What the task requires
Transcribe the listing that follows in full, omitting pictures.

───── Listing

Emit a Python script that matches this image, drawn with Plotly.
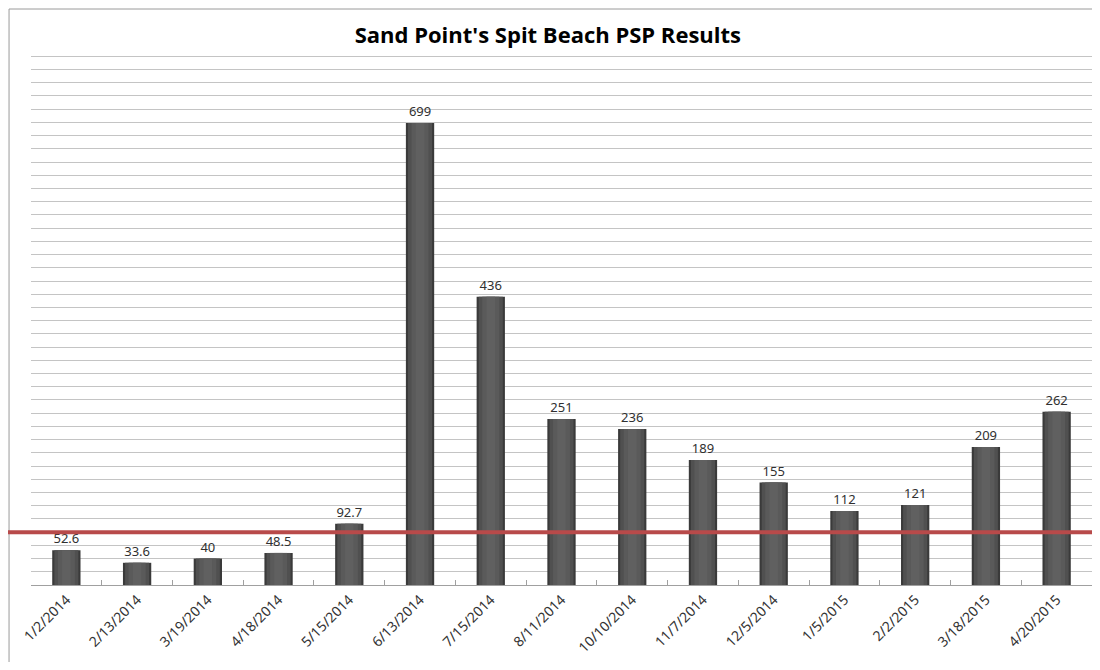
import plotly.graph_objects as go

dates = ["1/2/2014", "2/13/2014", "3/19/2014", "4/18/2014", "5/15/2014", "6/13/2014",
         "7/15/2014", "8/11/2014", "10/10/2014", "11/7/2014", "12/5/2014", "1/5/2015",
         "2/2/2015", "3/18/2015", "4/20/2015"]
psp = [52.6, 33.6, 40, 48.5, 92.7, 699, 436, 251, 236, 189, 155, 112, 121, 209, 262]
labels = ["52.6", "33.6", "40", "48.5", "92.7", "699", "436", "251", "236", "189",
          "155", "112", "121", "209", "262"]
limit = 80

fig = go.Figure()
# layered bars to imitate the cylinder shading
layers = [(0.40, "#3a3a3a"), (0.34, "#505050"), (0.24, "#5a5a5a"), (0.12, "#606060")]
for i, (w, c) in enumerate(layers):
    fig.add_trace(go.Bar(
        x=dates, y=psp, width=w,
        text=labels if i == 0 else None,
        textposition="outside" if i == 0 else "none",
        textfont=dict(family="Noto Sans", size=13, color="#303030"),
        marker=dict(color=c, line=dict(width=0)),
        cliponaxis=False, hoverinfo="skip" if i else None,
    ))

fig.add_shape(type="line", xref="paper", yref="y", x0=-0.0217, x1=1.05, y0=limit, y1=limit,
              line=dict(color="#b84a4a", width=4), layer="above")
# outer chart frame (top and left edges)
fig.add_shape(type="line", xref="paper", yref="paper", x0=-0.0207, x1=1.05, y0=1.0827, y1=1.0827,
              line=dict(color="#9a9a9a", width=1), layer="below")
fig.add_shape(type="line", xref="paper", yref="paper", x0=-0.0207, x1=-0.0207, y0=-0.3, y1=1.0827,
              line=dict(color="#9a9a9a", width=1), layer="below")

fig.update_layout(
    width=1084, height=654,
    margin=dict(l=23, r=0, t=45, b=77),
    paper_bgcolor="white", plot_bgcolor="white",
    barmode="overlay", showlegend=False,
    title=dict(text="<b>Sand Point's Spit Beach PSP Results</b>", x=0.498, xanchor="center",
               xref="container", y=0.959, yanchor="middle",
               font=dict(family="Open Sans", size=22, color="#000000")),
    font=dict(family="Noto Sans", color="#333333"),
)
fig.update_xaxes(type="category", tickangle=-45, tickfont=dict(size=14, color="#333333"),
                 showline=True, linecolor="#a0a0a0", linewidth=1,
                 ticks="inside", tickson="boundaries", ticklen=5, tickcolor="#a0a0a0",
                 showgrid=False)
fig.update_yaxes(range=[0, 805], dtick=20, showticklabels=False, showgrid=True,
                 gridcolor="#c4c4c4", gridwidth=1, zeroline=False, showline=False)

fig.write_html("out.html")
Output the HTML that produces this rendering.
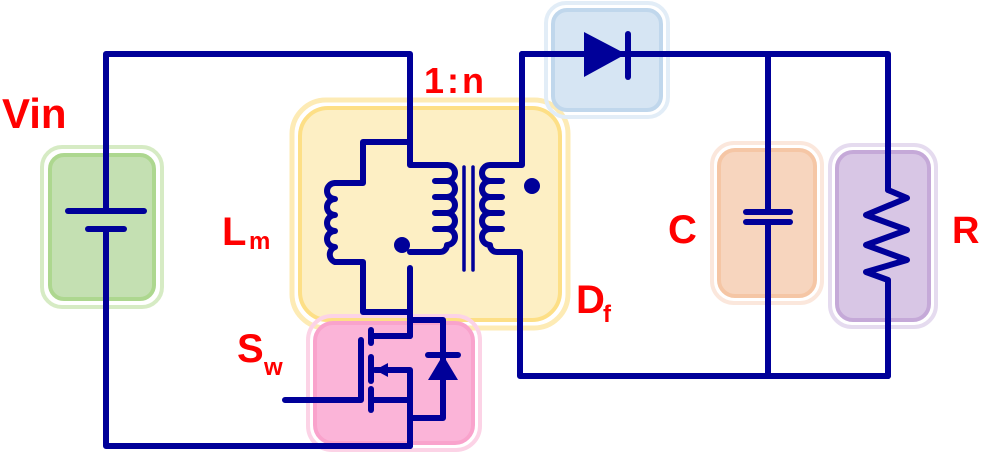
<!DOCTYPE html>
<html><head><style>
html,body{margin:0;padding:0;background:#fff;}
svg{display:block;}
text{font-family:"Liberation Sans",sans-serif;font-weight:bold;fill:#ff0000;}
</style></head><body>
<svg width="984" height="454" viewBox="0 0 984 454" xmlns="http://www.w3.org/2000/svg">
<g>
<rect x="42" y="147" width="120" height="160" rx="20" fill="none" stroke="#d6ebc4" stroke-width="4"/>
<rect x="50" y="155" width="104" height="144" rx="14" fill="#c4e0b2" stroke="#add78f" stroke-width="4"/>
<rect x="292" y="100" width="276" height="228" rx="34" fill="none" stroke="#fdebb5" stroke-width="5"/>
<rect x="300" y="108" width="260" height="212" rx="28" fill="#fdefc4" stroke="#fddf86" stroke-width="4"/>
<rect x="308" y="316" width="172" height="134" rx="24" fill="none" stroke="#fcd3e6" stroke-width="4"/>
<rect x="315" y="323" width="158" height="120" rx="18" fill="#fbb4d8" stroke="#f9a3cc" stroke-width="4"/>
<rect x="546" y="3" width="122" height="114" rx="20" fill="none" stroke="#e2edf7" stroke-width="4"/>
<rect x="553" y="10" width="108" height="100" rx="14" fill="#d6e5f3" stroke="#c0d7ec" stroke-width="4"/>
<rect x="712" y="143" width="110" height="160" rx="22" fill="none" stroke="#fbe7dc" stroke-width="4"/>
<rect x="719" y="150" width="96" height="146" rx="16" fill="#f7d5be" stroke="#f5c6a5" stroke-width="4"/>
<rect x="830" y="145" width="106" height="182" rx="22" fill="none" stroke="#e5dbef" stroke-width="4"/>
<rect x="837" y="152" width="92" height="168" rx="16" fill="#d8c6e5" stroke="#c5a9d8" stroke-width="4"/>
</g>
<g fill="none" stroke="#000099" stroke-width="6" stroke-linecap="round" stroke-linejoin="round">
<polyline points="106,211 106,54 410,54 410,165 447,165"/>
<line x1="68" y1="211" x2="144" y2="211"/>
<line x1="88" y1="229" x2="124" y2="229"/>
<polyline points="106,229 106,446 410,446"/>
<path d="M447,165 a8,8 0 0 1 0,16 h-12 h12 a8,8 0 0 1 0,16 h-12 h12 a8,8 0 0 1 0,16 h-12 h12 a8,8 0 0 1 0,16 h-12 h12 a8,8 0 0 1 0,16 a7,7 0 0 1 -7,7 h-30"/>
<line x1="464" y1="167" x2="464" y2="270" stroke-width="3.5"/>
<line x1="473" y1="167" x2="473" y2="270" stroke-width="3.5"/>
<path d="M522,54 V165 H490 a8,8 0 0 0 0,16 h12 h-12 a8,8 0 0 0 0,16 h12 h-12 a8,8 0 0 0 0,16 h12 h-12 a8,8 0 0 0 0,16 h12 h-12 a8,8 0 0 0 0,16 a7,7 0 0 0 7,7 h23 V376 H888"/>
<polyline points="410,142 363,142 363,183 335,183"/>
<path d="M335,183 a8,8 0 0 0 0,16 a8,8 0 0 0 0,16 a8,8 0 0 0 0,16 a8,8 0 0 0 0,16 a8,8 0 0 0 0,15 h28 V312 H410"/>
<line x1="410" y1="268" x2="410" y2="336"/>
<polyline points="410,320 443,320 443,418 410,418"/>
<polyline points="410,336 371,336"/>
<line x1="371" y1="330" x2="371" y2="343"/>
<line x1="371" y1="357" x2="371" y2="381"/>
<line x1="371" y1="389" x2="371" y2="410"/>
<polyline points="361,340 361,400 285,400"/>
<polyline points="371,400 410,400"/>
<polyline points="410,446 410,370 375,370"/>
<line x1="428" y1="355" x2="458" y2="355"/>
<polyline points="522,54 888,54 888,190"/>
<line x1="628" y1="34" x2="628" y2="77"/>
<line x1="768" y1="54" x2="768" y2="212"/>
<line x1="768" y1="222" x2="768" y2="376"/>
<line x1="746" y1="212" x2="790" y2="212"/>
<line x1="746" y1="222" x2="790" y2="222"/>
<polyline points="888,190 907,198 866,215 907,230 866,245 907,260 866,272 888,280 888,376"/>
</g>
<g fill="#000099">
<polygon points="584,32 626,54 584,77"/>
<polygon points="443,355 458,380 428,380"/>
<polygon points="375,370 388,363 388,377"/>
<circle cx="532" cy="186" r="8"/>
<circle cx="402" cy="245" r="8"/>
</g>
<text x="2" y="128" font-size="42">Vin</text>
<text x="424" y="93" font-size="36" letter-spacing="3">1:n</text>
<text x="222" y="245" font-size="40">L</text>
<text x="249" y="249" font-size="24">m</text>
<text x="576" y="313" font-size="40">D</text>
<text x="603" y="322" font-size="24">f</text>
<text x="237" y="362" font-size="40">S</text>
<text x="264" y="375" font-size="24">w</text>
<text x="668" y="243" font-size="40">C</text>
<text x="952" y="243" font-size="38">R</text>
</svg>
</body></html>
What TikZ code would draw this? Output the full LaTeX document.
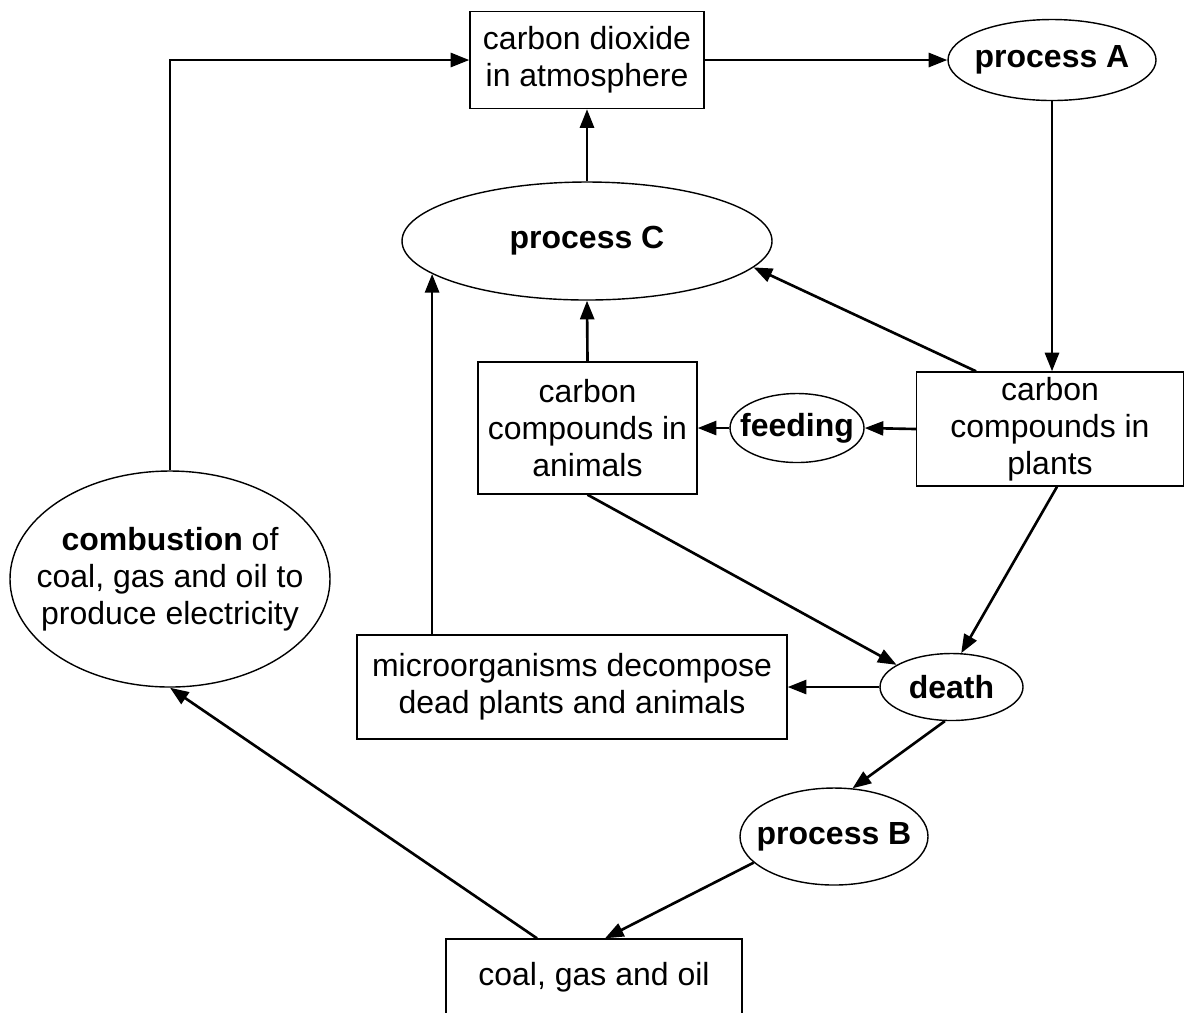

──────────

Response to the task
Emit a Python script that matches this image, drawn with Plotly.
import plotly.graph_objects as go

dates = ["1/2/2014", "2/13/2014", "3/19/2014", "4/18/2014", "5/15/2014", "6/13/2014",
         "7/15/2014", "8/11/2014", "10/10/2014", "11/7/2014", "12/5/2014", "1/5/2015",
         "2/2/2015", "3/18/2015", "4/20/2015"]
psp = [52.6, 33.6, 40, 48.5, 92.7, 699, 436, 251, 236, 189, 155, 112, 121, 209, 262]
labels = ["52.6", "33.6", "40", "48.5", "92.7", "699", "436", "251", "236", "189",
          "155", "112", "121", "209", "262"]
limit = 80

fig = go.Figure()
# layered bars to imitate the cylinder shading
layers = [(0.40, "#3a3a3a"), (0.34, "#505050"), (0.24, "#5a5a5a"), (0.12, "#606060")]
for i, (w, c) in enumerate(layers):
    fig.add_trace(go.Bar(
        x=dates, y=psp, width=w,
        text=labels if i == 0 else None,
        textposition="outside" if i == 0 else "none",
        textfont=dict(family="Noto Sans", size=13, color="#303030"),
        marker=dict(color=c, line=dict(width=0)),
        cliponaxis=False, hoverinfo="skip" if i else None,
    ))

fig.add_shape(type="line", xref="paper", yref="y", x0=-0.0217, x1=1.05, y0=limit, y1=limit,
              line=dict(color="#b84a4a", width=4), layer="above")
# outer chart frame (top and left edges)
fig.add_shape(type="line", xref="paper", yref="paper", x0=-0.0207, x1=1.05, y0=1.0827, y1=1.0827,
              line=dict(color="#9a9a9a", width=1), layer="below")
fig.add_shape(type="line", xref="paper", yref="paper", x0=-0.0207, x1=-0.0207, y0=-0.3, y1=1.0827,
              line=dict(color="#9a9a9a", width=1), layer="below")

fig.update_layout(
    width=1084, height=654,
    margin=dict(l=23, r=0, t=45, b=77),
    paper_bgcolor="white", plot_bgcolor="white",
    barmode="overlay", showlegend=False,
    title=dict(text="<b>Sand Point's Spit Beach PSP Results</b>", x=0.498, xanchor="center",
               xref="container", y=0.959, yanchor="middle",
               font=dict(family="Open Sans", size=22, color="#000000")),
    font=dict(family="Noto Sans", color="#333333"),
)
fig.update_xaxes(type="category", tickangle=-45, tickfont=dict(size=14, color="#333333"),
                 showline=True, linecolor="#a0a0a0", linewidth=1,
                 ticks="inside", tickson="boundaries", ticklen=5, tickcolor="#a0a0a0",
                 showgrid=False)
fig.update_yaxes(range=[0, 805], dtick=20, showticklabels=False, showgrid=True,
                 gridcolor="#c4c4c4", gridwidth=1, zeroline=False, showline=False)

fig.write_html("out.html")
Output the HTML that produces this rendering.
<!DOCTYPE html>
<html><head><style>
html,body{margin:0;padding:0;background:#fff;}
svg{display:block;}
text{font-family:"Liberation Sans",sans-serif;font-weight:bold;fill:#ff0000;}
</style></head><body>
<svg width="984" height="454" viewBox="0 0 984 454" xmlns="http://www.w3.org/2000/svg">
<g>
<rect x="42" y="147" width="120" height="160" rx="20" fill="none" stroke="#d6ebc4" stroke-width="4"/>
<rect x="50" y="155" width="104" height="144" rx="14" fill="#c4e0b2" stroke="#add78f" stroke-width="4"/>
<rect x="292" y="100" width="276" height="228" rx="34" fill="none" stroke="#fdebb5" stroke-width="5"/>
<rect x="300" y="108" width="260" height="212" rx="28" fill="#fdefc4" stroke="#fddf86" stroke-width="4"/>
<rect x="308" y="316" width="172" height="134" rx="24" fill="none" stroke="#fcd3e6" stroke-width="4"/>
<rect x="315" y="323" width="158" height="120" rx="18" fill="#fbb4d8" stroke="#f9a3cc" stroke-width="4"/>
<rect x="546" y="3" width="122" height="114" rx="20" fill="none" stroke="#e2edf7" stroke-width="4"/>
<rect x="553" y="10" width="108" height="100" rx="14" fill="#d6e5f3" stroke="#c0d7ec" stroke-width="4"/>
<rect x="712" y="143" width="110" height="160" rx="22" fill="none" stroke="#fbe7dc" stroke-width="4"/>
<rect x="719" y="150" width="96" height="146" rx="16" fill="#f7d5be" stroke="#f5c6a5" stroke-width="4"/>
<rect x="830" y="145" width="106" height="182" rx="22" fill="none" stroke="#e5dbef" stroke-width="4"/>
<rect x="837" y="152" width="92" height="168" rx="16" fill="#d8c6e5" stroke="#c5a9d8" stroke-width="4"/>
</g>
<g fill="none" stroke="#000099" stroke-width="6" stroke-linecap="round" stroke-linejoin="round">
<polyline points="106,211 106,54 410,54 410,165 447,165"/>
<line x1="68" y1="211" x2="144" y2="211"/>
<line x1="88" y1="229" x2="124" y2="229"/>
<polyline points="106,229 106,446 410,446"/>
<path d="M447,165 a8,8 0 0 1 0,16 h-12 h12 a8,8 0 0 1 0,16 h-12 h12 a8,8 0 0 1 0,16 h-12 h12 a8,8 0 0 1 0,16 h-12 h12 a8,8 0 0 1 0,16 a7,7 0 0 1 -7,7 h-30"/>
<line x1="464" y1="167" x2="464" y2="270" stroke-width="3.5"/>
<line x1="473" y1="167" x2="473" y2="270" stroke-width="3.5"/>
<path d="M522,54 V165 H490 a8,8 0 0 0 0,16 h12 h-12 a8,8 0 0 0 0,16 h12 h-12 a8,8 0 0 0 0,16 h12 h-12 a8,8 0 0 0 0,16 h12 h-12 a8,8 0 0 0 0,16 a7,7 0 0 0 7,7 h23 V376 H888"/>
<polyline points="410,142 363,142 363,183 335,183"/>
<path d="M335,183 a8,8 0 0 0 0,16 a8,8 0 0 0 0,16 a8,8 0 0 0 0,16 a8,8 0 0 0 0,16 a8,8 0 0 0 0,15 h28 V312 H410"/>
<line x1="410" y1="268" x2="410" y2="336"/>
<polyline points="410,320 443,320 443,418 410,418"/>
<polyline points="410,336 371,336"/>
<line x1="371" y1="330" x2="371" y2="343"/>
<line x1="371" y1="357" x2="371" y2="381"/>
<line x1="371" y1="389" x2="371" y2="410"/>
<polyline points="361,340 361,400 285,400"/>
<polyline points="371,400 410,400"/>
<polyline points="410,446 410,370 375,370"/>
<line x1="428" y1="355" x2="458" y2="355"/>
<polyline points="522,54 888,54 888,190"/>
<line x1="628" y1="34" x2="628" y2="77"/>
<line x1="768" y1="54" x2="768" y2="212"/>
<line x1="768" y1="222" x2="768" y2="376"/>
<line x1="746" y1="212" x2="790" y2="212"/>
<line x1="746" y1="222" x2="790" y2="222"/>
<polyline points="888,190 907,198 866,215 907,230 866,245 907,260 866,272 888,280 888,376"/>
</g>
<g fill="#000099">
<polygon points="584,32 626,54 584,77"/>
<polygon points="443,355 458,380 428,380"/>
<polygon points="375,370 388,363 388,377"/>
<circle cx="532" cy="186" r="8"/>
<circle cx="402" cy="245" r="8"/>
</g>
<text x="2" y="128" font-size="42">Vin</text>
<text x="424" y="93" font-size="36" letter-spacing="3">1:n</text>
<text x="222" y="245" font-size="40">L</text>
<text x="249" y="249" font-size="24">m</text>
<text x="576" y="313" font-size="40">D</text>
<text x="603" y="322" font-size="24">f</text>
<text x="237" y="362" font-size="40">S</text>
<text x="264" y="375" font-size="24">w</text>
<text x="668" y="243" font-size="40">C</text>
<text x="952" y="243" font-size="38">R</text>
</svg>
</body></html>
What TikZ code would draw this? Output the full LaTeX document.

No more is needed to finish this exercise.